02/18/2016
From Galveston:
By MICHAEL A. SMITH | Posted 10 hours ago
It’s hard to imagine a more fitting tribute to A.R. “Babe” Schwartz than naming a beach in his honor, as Galveston’s Park Board of Trustees recommended Tuesday.
We urge the city council to follow the park board’s lead and vote to create a “Babe’s Beach.”
Schwartz, 90, is near-legendary in Galveston and elsewhere in the county and probably everywhere among people who care about the public’s right to unfettered access to the public’s own beaches.
The park board voted to name 15 blocks of new beach west of 61st Street after Schwartz, who represented Galveston in the Texas House of Representatives and Senate from 1955 to 1981.
Schwartz told a Daily News reporter Monday that he was “greatly honored” the board was even considering naming something after him; he was grateful.
Anybody who has ever enjoyed a long, unimpeded walk along any Texas beach between Brownsville and Port Arthur should take a minute to be grateful for the work Schwartz did during his long career in the legislature on behalf of ordinary Texans.
His legislative career was marked by bills supporting coastal protection and the public’s right to access beaches.
He was among the main drivers behind the Texas Open Beaches Act and the law making it illegal to post signs declaring a “private beach” on public land, and he sponsored a constitutional amendment giving counties the right to regulate traffic on beaches.
In 1962, Schwartz wrote the state legislation that created the Park Board of Trustees. In 1971, he wrote the laws that created the Texas Windstorm Insurance Association, which to a large extent made it possible for people of ordinary means to afford to live along the coast.
The idea to name the beach after Schwartz came from the park board’s Beach Maintenance Advisory Committee.
“Babe has been a senator and an advocate in Austin for Galveston beaches,” said Clyde Steddum, the chairman of the advisory committee and a park board trustee. “He’s such a symbol of things in Galveston, we thought, ‘What a way to honor him.’”
The section of beach that could bear Schwartz’s name has existed only since November.

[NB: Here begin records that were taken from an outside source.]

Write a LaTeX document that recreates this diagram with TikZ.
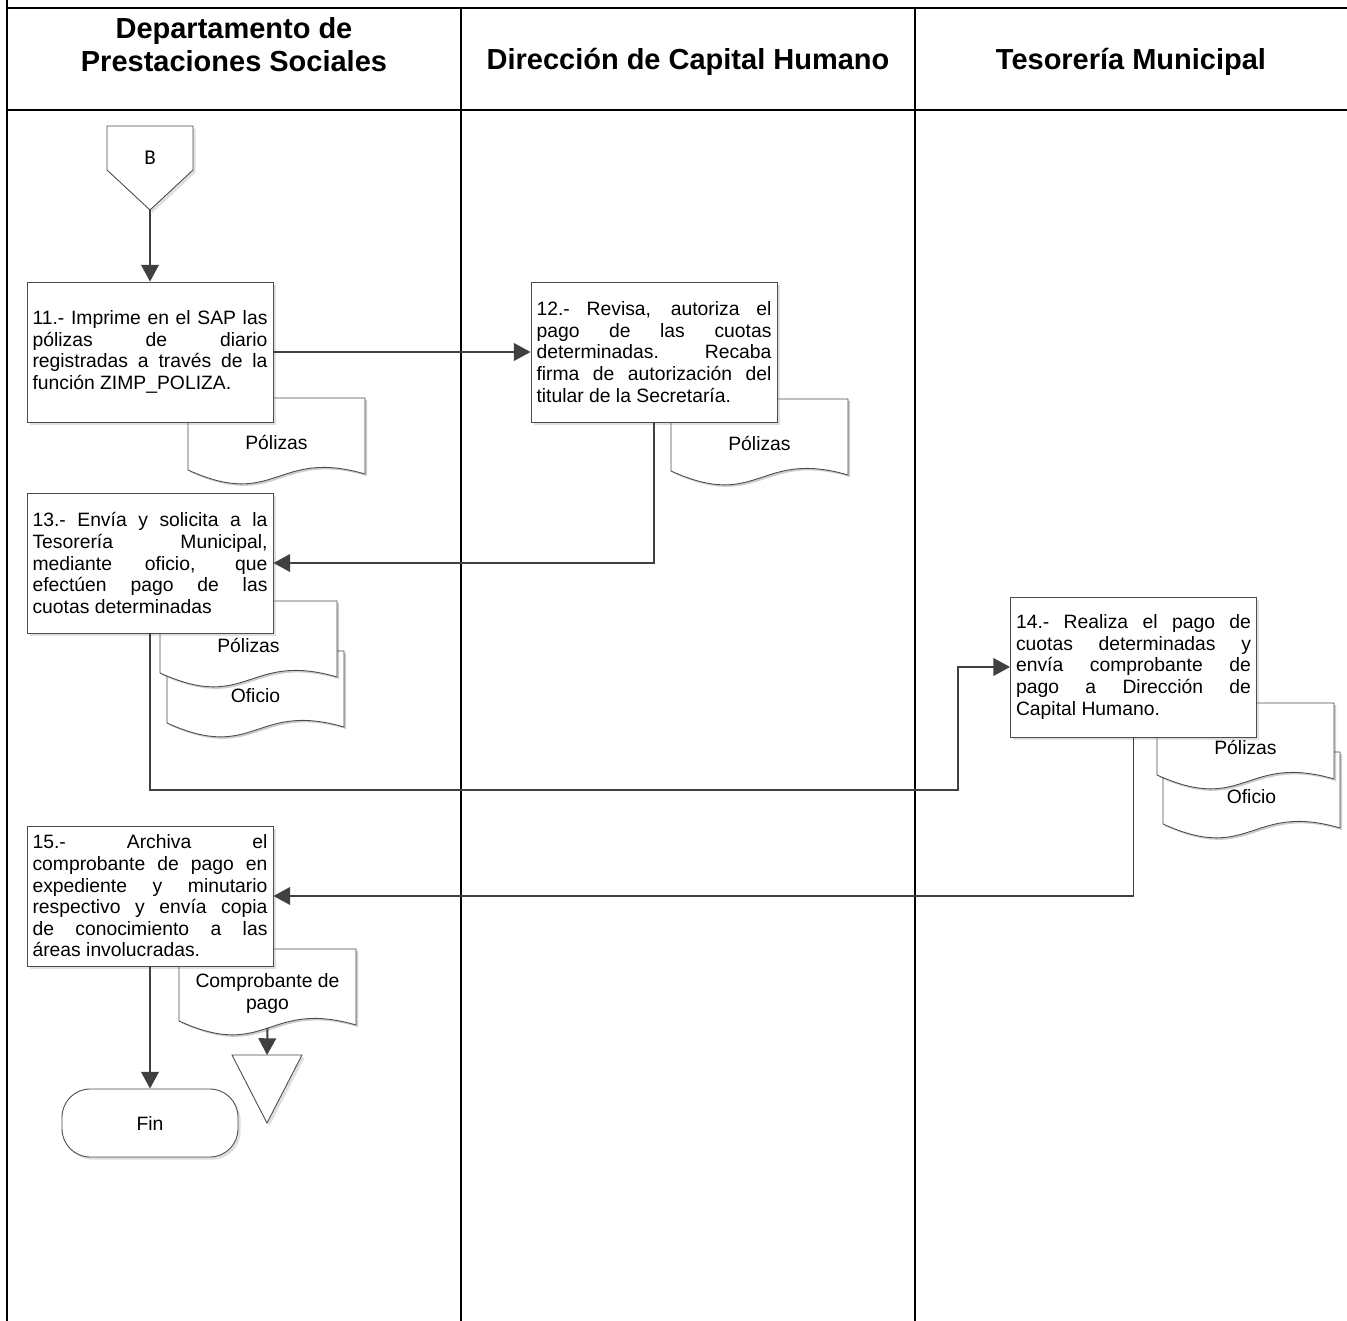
\documentclass[tikz,border=0pt]{standalone}
\usepackage{fontspec}
\setmainfont{Liberation Sans}
\newfontfamily\conectorfont{Carlito}
\usetikzlibrary{arrows.meta,shadows}
\tolerance=10000
\hbadness=10000
% documento: nombre, esquina superior izquierda, texto
\newcommand{\documento}[3]{%
  \begin{scope}[shift={#2}]
    \fill[black,opacity=0.2] (2,2) -- (179,2) -- (179,78)
      .. controls (90,52) and (90,114) .. (2,74) -- cycle;
    \draw[docborde] (0,0) -- (177,0) -- (177,76)
      .. controls (88,50) and (88,112) .. (0,72) -- cycle;
    \node[doctexto] (#1) at (88.5,44.5) {#3};
    \coordinate (#1-base) at (88.5,79);
  \end{scope}}

\begin{document}
\begin{tikzpicture}[x=0.02cm,y=-0.02cm,>=Stealth,
  marco/.style={line width=1.4pt,black},
  cabeza/.style={align=center,font=\fontsize{16.5}{18.7}\selectfont\bfseries},
  sombra/.style={drop shadow={shadow xshift=1.5pt,shadow yshift=-1.5pt,opacity=0.25}},
  forma/.style={draw=black!70,line width=0.5pt,fill=white,sombra},
  paso/.style={forma,rectangle,minimum width=4.92cm,minimum height=2.8cm,
    text width=4.70cm,inner sep=0.11cm,align=justify,
    font=\fontsize{11}{12.3}\selectfont},
  docborde/.style={draw=black!70,line width=0.5pt,fill=white},
  doctexto/.style={inner sep=1pt,align=center,font=\fontsize{11}{12.3}\selectfont},
  fin/.style={forma,rectangle,rounded corners=16pt,minimum width=3.52cm,
    minimum height=1.36cm,font=\fontsize{11}{12.3}\selectfont},
  flujo/.style={draw=black!75,line width=1.1pt,-{Triangle[length=9.5pt,width=10pt]}}]
\useasboundingbox (0,0) rectangle (1347,1321);
% ---------- carriles ----------
\draw[marco] (7,0) -- (7,1321);
\draw[marco] (7,8) -- (1347,8);
\draw[marco] (7,110) -- (1347,110);
\draw[marco] (461,8) -- (461,1321);
\draw[marco] (915,8) -- (915,1321);
\node[cabeza] (carril1) at (234,45) {Departamento de\\Prestaciones Sociales};
\node[cabeza] (carril2) at (688,62) {Dirección de Capital Humano};
\node[cabeza] (carril3) at (1131,62) {Tesorería Municipal};
% ---------- conector B ----------
\draw[forma] (107,126) -- (193,126) -- (193,170) -- (150,210) -- (107,170) -- cycle;
\node[font=\conectorfont\fontsize{12}{13}\selectfont] (conB) at (150,158) {B};
\coordinate (conBpunta) at (150,210);
% ---------- documentos ----------
\documento{pol11}{(188,398)}{Pólizas}
\documento{pol12}{(671,399)}{Pólizas}
\documento{ofi13}{(167,651)}{Oficio}
\documento{pol13}{(160,601)}{Pólizas}
\documento{ofi14}{(1163,752)}{Oficio}
\documento{pol14}{(1157,703)}{Pólizas}
\documento{comp15}{(179,949)}{Comprobante de\\pago}
% ---------- pasos ----------
\node[paso] (b11) at (150,352) {11.- Imprime en el SAP las\linebreak
  pólizas de diario\linebreak registradas a través de la\linebreak
  función ZIMP\_POLIZA.};
\node[paso] (b12) at (654,352) {12.- Revisa, autoriza el\linebreak
  pago de las cuotas\linebreak determinadas. Recaba\linebreak
  firma de autorización del\linebreak titular de la Secretaría.};
\node[paso] (b13) at (150,563) {13.- Envía y solicita a la\linebreak
  Tesorería Municipal,\linebreak mediante oficio, que\linebreak
  efectúen pago de las\linebreak cuotas determinadas};
\node[paso] (b14) at (1133.5,667) {14.- Realiza el pago de\linebreak
  cuotas determinadas y\linebreak envía comprobante de\linebreak
  pago a Dirección de\linebreak Capital Humano.};
\node[paso] (b15) at (150,896) {15.- Archiva el\linebreak
  comprobante de pago en\linebreak expediente y minutario\linebreak
  respectivo y envía copia\linebreak de conocimiento a las\linebreak
  áreas involucradas.};
\node[fin] (fin) at (150,1123) {Fin};
% archivo
\draw[forma] (232,1055) -- (302,1055) -- (267,1123) -- cycle;
\coordinate (arch) at (267,1055);
% ---------- flujo ----------
\coordinate (k13) at (958,790);
\draw[flujo] (conBpunta) -- (b11.north);
\draw[flujo] (b11.east) -- (b12.west);
\draw[flujo] (b12.south) |- (b13.east);
\draw[flujo] (b13.south) |- (k13) |- (b14.west);
\draw[flujo] (b14.south) |- (b15.east);
\draw[flujo] (b15.south) -- (fin.north);
\draw[flujo] (comp15-base) -- (arch);
\end{tikzpicture}
\end{document}
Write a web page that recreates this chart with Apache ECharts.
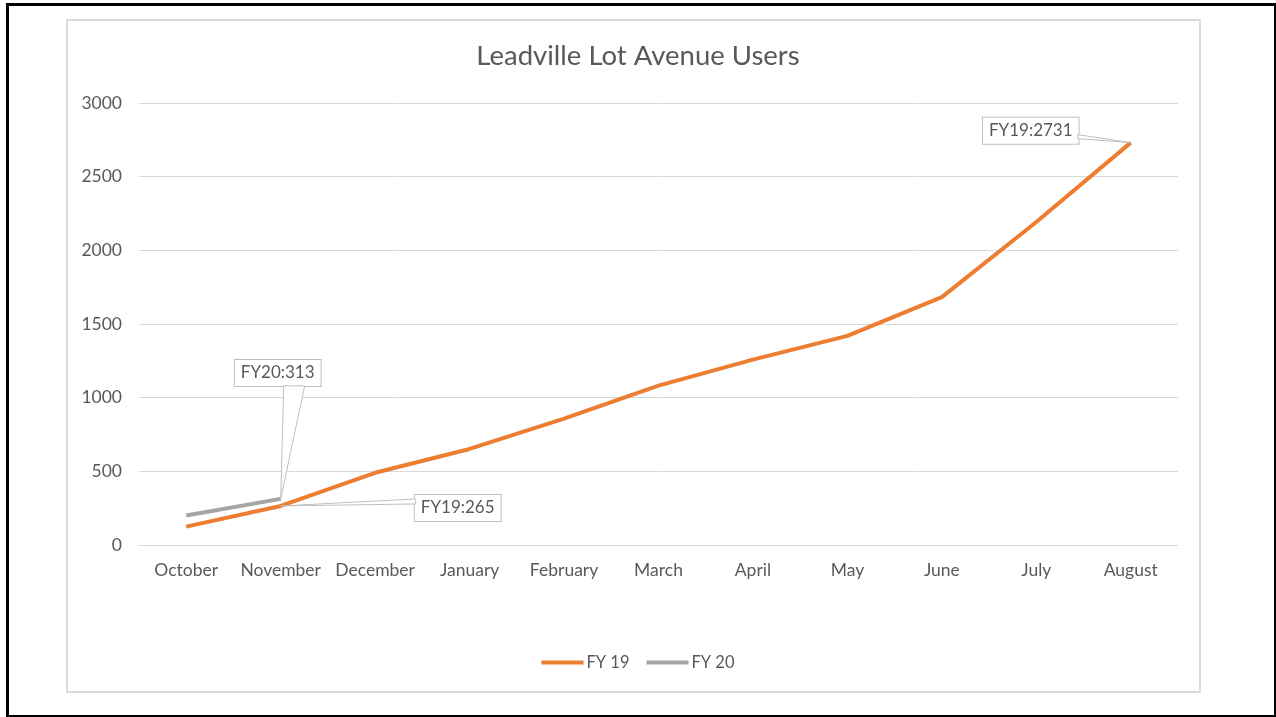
<!DOCTYPE html>
<html>
<head>
<meta charset="utf-8">
<title>Leadville Lot Avenue Users</title>
<script src="https://cdn.jsdelivr.net/npm/echarts@6/dist/echarts.min.js"></script>
<style>
  html, body { margin: 0; padding: 0; background: #fff; }
  #main { position: absolute; left: 0; top: 0; width: 1276px; height: 717px; }
  .frame { position: absolute; left: 6px; top: 3px; width: 1265px; height: 709px; border: 3px solid #000; pointer-events: none; }
  .inner { position: absolute; left: 66px; top: 19px; width: 1131px; height: 670px; border: 2px solid #d9d9d9; pointer-events: none; }
</style>
</head>
<body>
<div id="main"></div>
<div class="frame"></div>
<div class="inner"></div>
<script>
// months on the x axis
const months = ["October", "November", "December", "January", "February", "March", "April", "May", "June", "July", "August"];
// users per month
const fy19 = [125, 265, 490, 652, 858, 1082, 1258, 1419, 1682, 2192, 2731];
const fy20 = [200, 313];
// y axis ticks
const yTicks = [0, 500, 1000, 1500, 2000, 2500, 3000];

const textColor = "#595959";
const boxColor = "#bfbfbf";
const fontFamily = "Lato, 'Open Sans', sans-serif";

// callouts: box offset from the point, and the wedge base relative to the box centre
const callouts = [
  { series: 0, index: 1, offset: [177, 2], base: [[-42, -9], [-42, -4]] },
  { series: 0, index: 10, offset: [-100, -12], base: [[47, 4], [47, 8]] },
  { series: 1, index: 1, offset: [-3, -126], base: [[6, 13], [27, 13]] },
];

const labelStyle = {
  show: true,
  position: "inside",
  color: textColor,
  fontSize: 17,
  fontFamily: fontFamily,
  backgroundColor: "#fff",
  borderColor: boxColor,
  borderWidth: 1,
  padding: [5, 6, 4, 6],
};

const makeData = (values, name, seriesIndex) =>
  values.map((v, i) => {
    const c = callouts.find((d) => d.series === seriesIndex && d.index === i);
    if (!c) return v;
    return {
      value: v,
      label: Object.assign({}, labelStyle, { formatter: name.replace(" ", "") + ":" + v }),
    };
  });

const calloutLayout = (seriesIndex) => (p) => {
  const c = callouts.find((d) => d.series === seriesIndex && d.index === p.dataIndex);
  return c ? { dx: c.offset[0], dy: c.offset[1] } : {};
};

const chart = echarts.init(document.getElementById("main"));

chart.setOption({
  animation: false,
  textStyle: { fontFamily: fontFamily },
  title: {
    text: "Leadville Lot Avenue Users",
    left: "center",
    top: 37,
    textStyle: { color: textColor, fontSize: 27.5, fontWeight: "normal", fontFamily: fontFamily },
  },
  legend: {
    bottom: 41,
    left: "center",
    icon: "rect",
    itemWidth: 42,
    itemHeight: 4,
    itemGap: 17,
    textStyle: { color: textColor, fontSize: 16.5, padding: [0, 0, 0, -2] },
    data: ["FY 19", "FY 20"],
  },
  grid: { left: 139, right: 98, top: 103, bottom: 172, containLabel: false },
  xAxis: {
    type: "category",
    data: months,
    boundaryGap: true,
    axisLine: { lineStyle: { color: "#d9d9d9", width: 1 } },
    axisTick: { show: false },
    axisLabel: { color: textColor, fontSize: 17.5, margin: 16, interval: 0 },
  },
  yAxis: {
    type: "value",
    min: yTicks[0],
    max: yTicks[yTicks.length - 1],
    interval: yTicks[1] - yTicks[0],
    axisLine: { show: false },
    axisTick: { show: false },
    axisLabel: { color: textColor, fontSize: 17.5, margin: 17, formatter: (v) => String(v) },
    splitLine: { lineStyle: { color: "#d9d9d9", width: 1 } },
  },
  series: [
    {
      name: "FY 19",
      type: "line",
      data: makeData(fy19, "FY 19", 0),
      showSymbol: true,
      symbol: "circle",
      symbolSize: 0,
      lineStyle: { color: "#ed7d31", width: 4 },
      itemStyle: { color: "#ed7d31" },
      z: 2,
      labelLayout: calloutLayout(0),
    },
    {
      name: "FY 20",
      type: "line",
      data: makeData(fy20, "FY 20", 1),
      showSymbol: true,
      symbol: "circle",
      symbolSize: 0,
      lineStyle: { color: "#a5a5a5", width: 4 },
      itemStyle: { color: "#a5a5a5" },
      z: 3,
      labelLayout: calloutLayout(1),
    },
  ],
});

// callout wedges, placed from the chart's own scales
const seriesData = [fy19, fy20];
const wedges = callouts.map((c) => {
  const pt = chart.convertToPixel({ seriesIndex: c.series }, [c.index, seriesData[c.series][c.index]]);
  const cx = pt[0] + c.offset[0];
  const cy = pt[1] + c.offset[1];
  return {
    type: "polygon",
    z: 10,
    shape: {
      points: [
        [cx + c.base[0][0], cy + c.base[0][1]],
        pt,
        [cx + c.base[1][0], cy + c.base[1][1]],
      ],
    },
    style: { fill: "#fff", stroke: boxColor, lineWidth: 1 },
  };
});
chart.setOption({ graphic: wedges });

window.addEventListener("resize", () => chart.resize());
</script>
</body>
</html>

Through a partnership with the U.S. Army Corps of Engineers and the Texas General Land Office, the park board created 15 blocks of beach, starting at 61st Street, using sand dredged from the Galveston Ship Channel.
Schwartz built a great legacy through his work to keep Texas beaches open to all Texans; but, like the beach that will carry his name, his legacy is susceptible to erosion.
Especially in recent years, people hostile to the notion of public beaches have had success in rolling back concepts in the Open Beaches Act that many of us had thought were safe, beyond even much argument.
If we have a Babe Schwartz in the Legislature on open-beach issues today, he has not stepped up yet, which means rank-and-file Texans will have to carry the fight or, conceivably, in 10 years or so our beaches will be as restricted as those in California, where the beaches belong to the highest bidder.